[Begin Data block]

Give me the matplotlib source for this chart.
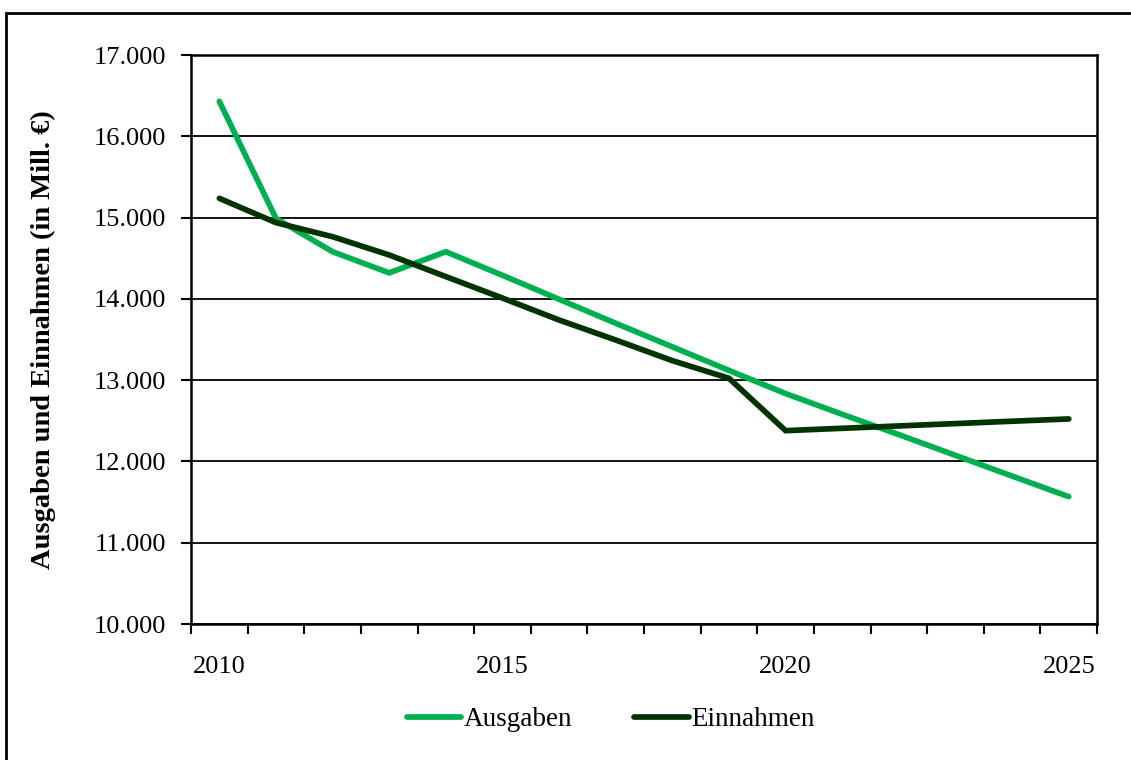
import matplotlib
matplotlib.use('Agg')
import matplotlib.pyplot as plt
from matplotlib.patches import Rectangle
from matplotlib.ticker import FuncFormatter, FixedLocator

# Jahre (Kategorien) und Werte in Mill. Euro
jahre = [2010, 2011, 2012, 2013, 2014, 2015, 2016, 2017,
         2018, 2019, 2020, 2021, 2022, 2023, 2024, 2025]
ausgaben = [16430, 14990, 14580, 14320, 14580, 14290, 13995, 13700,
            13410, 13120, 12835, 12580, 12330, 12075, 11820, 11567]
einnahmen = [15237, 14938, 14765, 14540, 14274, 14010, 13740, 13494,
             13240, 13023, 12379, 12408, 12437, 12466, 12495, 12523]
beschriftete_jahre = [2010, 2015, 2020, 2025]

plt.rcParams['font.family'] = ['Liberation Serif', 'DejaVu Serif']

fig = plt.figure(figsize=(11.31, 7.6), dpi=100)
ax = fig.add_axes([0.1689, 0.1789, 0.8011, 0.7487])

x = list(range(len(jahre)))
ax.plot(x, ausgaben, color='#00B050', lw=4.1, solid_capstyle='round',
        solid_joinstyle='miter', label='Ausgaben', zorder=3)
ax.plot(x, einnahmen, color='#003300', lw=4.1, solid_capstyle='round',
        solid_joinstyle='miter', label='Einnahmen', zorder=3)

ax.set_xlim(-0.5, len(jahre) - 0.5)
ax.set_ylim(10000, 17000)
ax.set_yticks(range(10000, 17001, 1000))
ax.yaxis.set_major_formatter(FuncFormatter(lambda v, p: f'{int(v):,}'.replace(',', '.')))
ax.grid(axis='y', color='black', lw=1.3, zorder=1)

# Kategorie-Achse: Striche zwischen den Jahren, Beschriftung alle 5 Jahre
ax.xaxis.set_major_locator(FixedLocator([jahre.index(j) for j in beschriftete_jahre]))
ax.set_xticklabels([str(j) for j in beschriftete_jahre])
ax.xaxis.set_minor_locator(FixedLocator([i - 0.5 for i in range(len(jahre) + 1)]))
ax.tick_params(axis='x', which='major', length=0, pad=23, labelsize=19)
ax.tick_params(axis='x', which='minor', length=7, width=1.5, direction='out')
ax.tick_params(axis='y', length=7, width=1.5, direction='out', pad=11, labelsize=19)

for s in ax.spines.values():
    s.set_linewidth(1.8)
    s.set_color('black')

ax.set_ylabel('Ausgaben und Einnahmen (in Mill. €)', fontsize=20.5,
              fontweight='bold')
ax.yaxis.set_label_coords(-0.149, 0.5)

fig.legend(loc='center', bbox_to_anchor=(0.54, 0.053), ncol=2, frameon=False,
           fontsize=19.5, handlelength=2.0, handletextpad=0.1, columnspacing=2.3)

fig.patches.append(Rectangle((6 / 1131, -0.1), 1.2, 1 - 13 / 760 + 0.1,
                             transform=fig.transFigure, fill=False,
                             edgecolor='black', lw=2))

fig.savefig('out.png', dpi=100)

[End Data block]

Exercise directions -> Take every line containing the word "matplotlib" and copy it.

Output for this task ->
Give me the matplotlib source for this chart.
import matplotlib
matplotlib.use('Agg')
import matplotlib.pyplot as plt
from matplotlib.patches import Rectangle
from matplotlib.ticker import FuncFormatter, FixedLocator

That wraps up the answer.